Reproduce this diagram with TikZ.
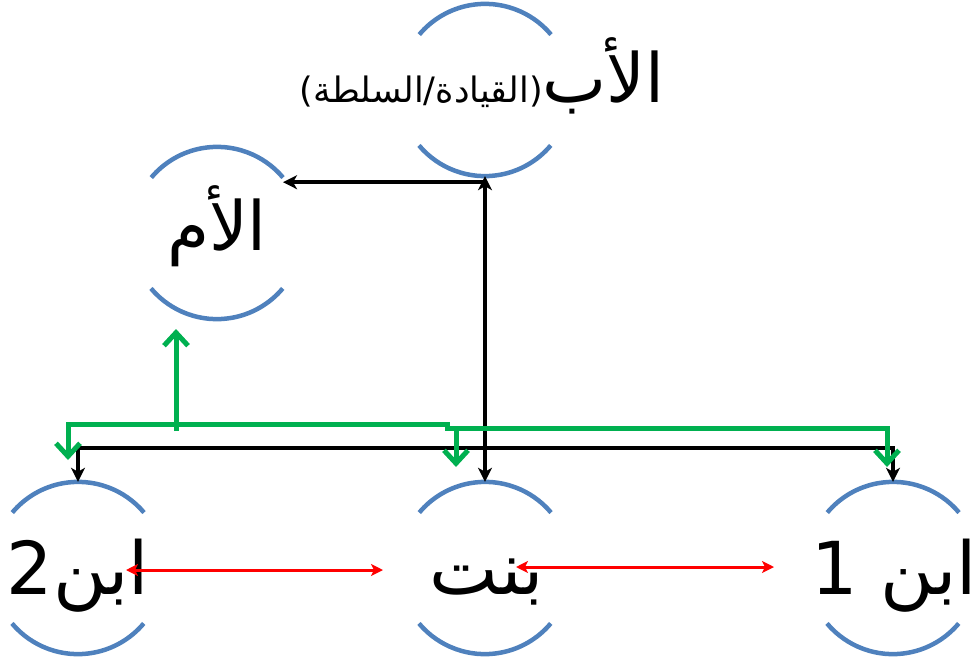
\documentclass[tikz,border=0pt]{standalone}
\usepackage{fontspec}
\usetikzlibrary{arrows.meta,calc}
\newfontfamily\arabicfont[Script=Arabic]{DejaVu Sans}
\TeXXeTstate=1
\definecolor{ringblue}{RGB}{79,129,189}
\definecolor{linkgreen}{RGB}{0,176,80}
\tikzset{
  blacktip/.tip={Stealth[length=14pt,width=14pt,inset=4pt]},
  greentip/.tip={Straight Barb[length=13pt,width=24pt]},
  redtip/.tip={Stealth[length=12pt,width=12pt,inset=3pt]}
}

\begin{document}
\begin{tikzpicture}[x=1pt,y=-1pt,
  ring/.style={circle,minimum size=172pt,inner sep=0pt},
  parent label/.style={font=\arabicfont\fontsize{68}{80}\selectfont,inner sep=0pt,anchor=base},
  kid label/.style={font=\arabicfont\fontsize{73}{86}\selectfont,inner sep=0pt,anchor=base},
  authority/.style={black,line width=4pt},
  care/.style={linkgreen,line width=5pt},
  peers/.style={red,line width=3pt}]
\useasboundingbox (0,0) rectangle (976,661);

% family members
\node[ring] (father) at (485,90) {};
\node[ring] (mother) at (217,233) {};
\node[ring] (son2) at (78,568) {};
\node[ring] (daughter) at (485,568) {};
\node[ring] (son1) at (893,568) {};
\foreach \p in {father,mother,son2,daughter,son1}{
  \draw[ringblue,line width=4.5pt] (\p.40) arc[start angle=40,end angle=140,radius=86pt];
  \draw[ringblue,line width=4.5pt] (\p.220) arc[start angle=220,end angle=320,radius=86pt];
}

\node[parent label] (fathertext) at (482,102)
  {{\fontsize{35}{42}\selectfont)\beginR القيادة/السلطة\endR(}\beginR الأب\endR};
\node[parent label] (mothertext) at (217,250) {\beginR الأم\endR};
\node[kid label] (son2text) at (78,594) {\beginR ابن2\endR};
\node[kid label] (daughtertext) at (487,594) {\beginR بنت\endR};
\node[kid label] (son1text) at (894,594) {\beginR ابن 1\endR};

% black links
\coordinate (fm) at ($(father.south)+(0,6)$);
\draw[authority,blacktip-blacktip] (daughter.north) -- (father.south);
\draw[authority,-blacktip] (fm) -- (fm -| mother.40);
\draw[authority,blacktip-blacktip] (son2.north) -- ++(0,-34) -| (son1.north);

% green links
\coordinate (gson2) at (68,460);
\coordinate (gbend) at (447,424);
\coordinate (gson1) at (887,467);
\coordinate (gdaughter) at (456,467);
\coordinate (groot) at (176,431);
\coordinate (gmother) at (176,329);
\draw[care,greentip-greentip] (gson2) |- (gbend) -- ++(0,4) -| (gson1);
\draw[care,-greentip] (gdaughter |- gbend) ++(0,4) -- (gdaughter);
\draw[care,-greentip] (groot) -- (gmother);

% red links
\draw[peers,redtip-redtip] ($(son2)+(48,2)$) -- ($(daughter)+(-102,2)$);
\draw[peers,redtip-redtip] ($(daughter)+(31,-1)$) -- ($(son1)+(-119,-1)$);
\end{tikzpicture}
\end{document}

################

Task statement — In the data above, please extract the lines from the first one through the line with "(0,0) rectangle (976,661);", exactly, and keep pictures out.

Result for this exercise —
Reproduce this diagram with TikZ.
\documentclass[tikz,border=0pt]{standalone}
\usepackage{fontspec}
\usetikzlibrary{arrows.meta,calc}
\newfontfamily\arabicfont[Script=Arabic]{DejaVu Sans}
\TeXXeTstate=1
\definecolor{ringblue}{RGB}{79,129,189}
\definecolor{linkgreen}{RGB}{0,176,80}
\tikzset{
  blacktip/.tip={Stealth[length=14pt,width=14pt,inset=4pt]},
  greentip/.tip={Straight Barb[length=13pt,width=24pt]},
  redtip/.tip={Stealth[length=12pt,width=12pt,inset=3pt]}
}

\begin{document}
\begin{tikzpicture}[x=1pt,y=-1pt,
  ring/.style={circle,minimum size=172pt,inner sep=0pt},
  parent label/.style={font=\arabicfont\fontsize{68}{80}\selectfont,inner sep=0pt,anchor=base},
  kid label/.style={font=\arabicfont\fontsize{73}{86}\selectfont,inner sep=0pt,anchor=base},
  authority/.style={black,line width=4pt},
  care/.style={linkgreen,line width=5pt},
  peers/.style={red,line width=3pt}]
\useasboundingbox (0,0) rectangle (976,661);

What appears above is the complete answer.